Most often when assessing a customer for a potential credit limit I used to look at the balance sheet and the various working capital ratios and base my decision on these inputs. If these were favourable, company had been in existence for a while and the other nonfinancial checks balanced I would not look much further and would be happy to approve the limits.
That was until I worked for a company that met all these requirements but we faced continual cash flow constraints due to insufficient funds in the business. So whilst our financial ratios looked OK we were forced to delay payments to suppliers purely because we did not have enough overdraft to fund the growth and the working capital cycle and we were solely dependent on our customers paying us on time in order to have the funds to pay creditors. It was a constant juggling act and forced me to review my approval process for issuing of new credit limits.
So next time you are looking to issue a new or revised credit limit make sure to make note of the companies bank facilities (this is a disclosure requirement in the financial statements) in conjunction with the creditors and debtors balance. You need to watch for the debtors having paid but the creditors payments being delayed and yet the company is close to the total bank facility. This must be a warning sign to you that no matter the size of the company they could be heading into some stormy waters and worth chatting to your customer about before you approve any credit.
Another interesting point raised in the article below is to also make note of the interest rate being charged by the banks as this gives you the banks perception on the risk profile of the customer.
Looking Closely at Your Customer’s Bank Credit Line
By Lou Figueroa
As many credit professionals rush to get all the pertinent documentation together to evaluate a customer’s creditworthiness, which may include the customer’s financial statements, there is sometimes not much thought given to the timing and amount of the customer’s bank credit line.

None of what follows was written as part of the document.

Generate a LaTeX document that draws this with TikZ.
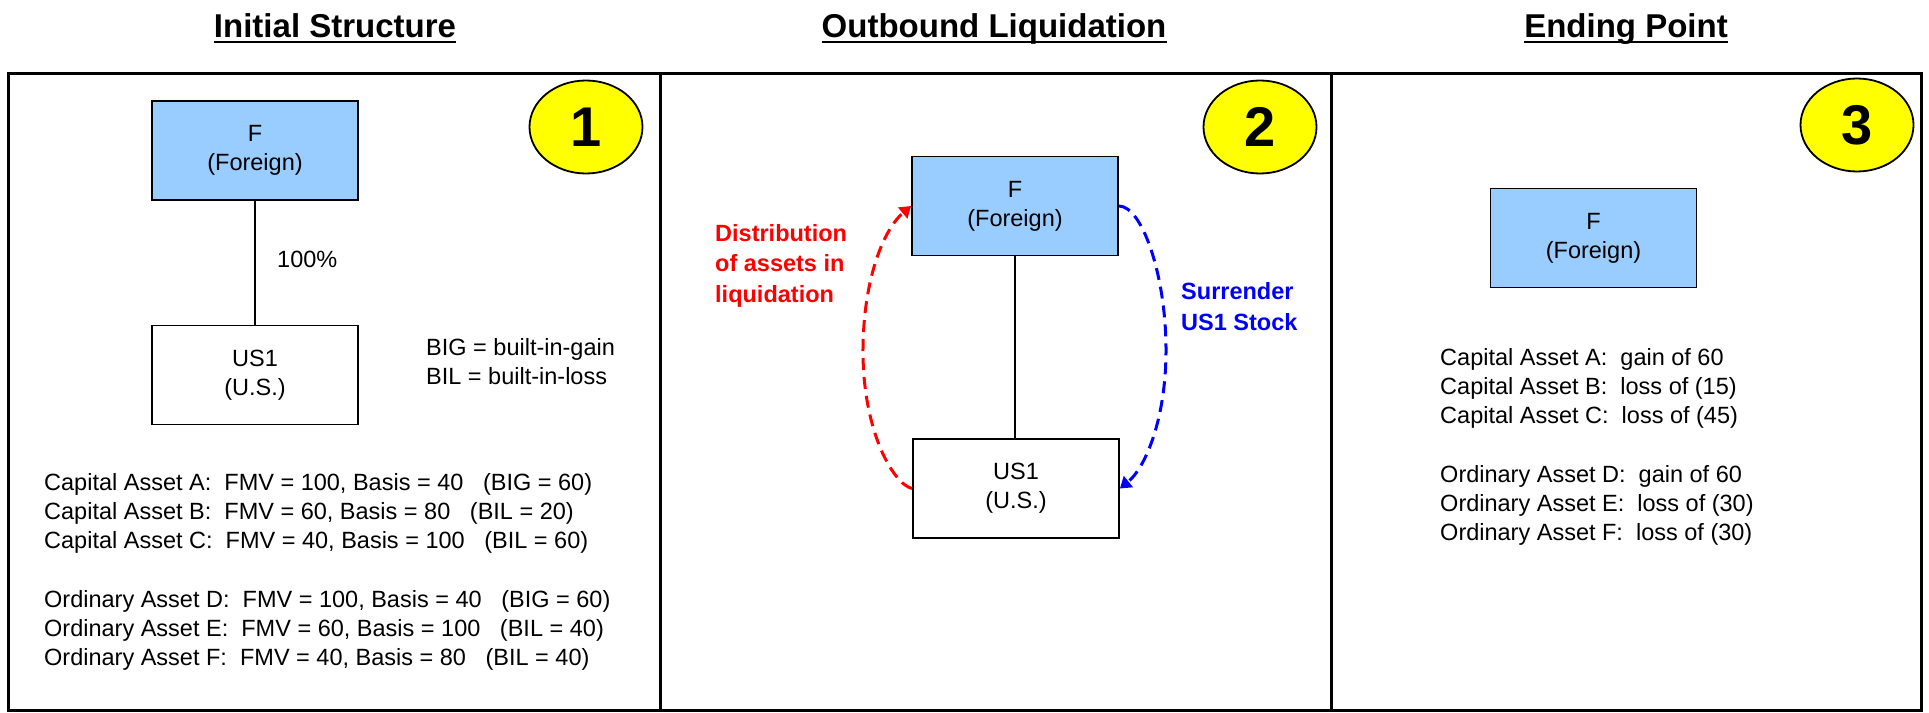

A bank credit line (which can also be referred to as a revolving credit facility) is a working capital loan. These are funds that a bank loans to its commercial customers to facilitate their operation, in which accounts receivables are often pledged as collateral. Your customer may have, for example, a $10 million line of credit with their bank, which means they have the ability to borrow up to approximately $10 million at any given time. The amount borrowed and outstanding under a bank credit line is the amount that will be included as a current liability in the financial statements and used when calculating most leverage and liquidity ratios.
When analyzing your customer’s financial statements, it’s important to understand how close the customer is to reaching their maximum borrowing point under their bank credit line. For example, seasonal fluctuations go hand in hand with credit line limits and it’s typical to see the highest amounts borrowed just before and during the busy season when a company builds inventory but has not yet collected on their accounts receivables.
However, if it’s not the busy time of the year and you see the customer being close to the total available on their line of credit, a warning bell should go off. If your customer has borrowed up to their maximum limit during the off season and will not have additional availability on the credit line when they need it, this may be a telling sign that they may stretch out their payments to you to fulfill their working capital needs…
…Other points of concern to the bank credit line have to do with the interest rate on the loan and the footnotes or management discussions. If the borrowing rate is close to the prime rate, we can assume the working capital loan is a standard risk for the bank. Conversely, as the interest rate becomes significantly higher than prime, the risk to the bank or other financial lender will also be perceived to be greater.
Footnotes or management discussions regarding the bank credit line can often be an important point to discuss with your customer. Asking questions about their banking relationship will frequently yield insights as to the viability and credit worthiness of your potential and existing customers.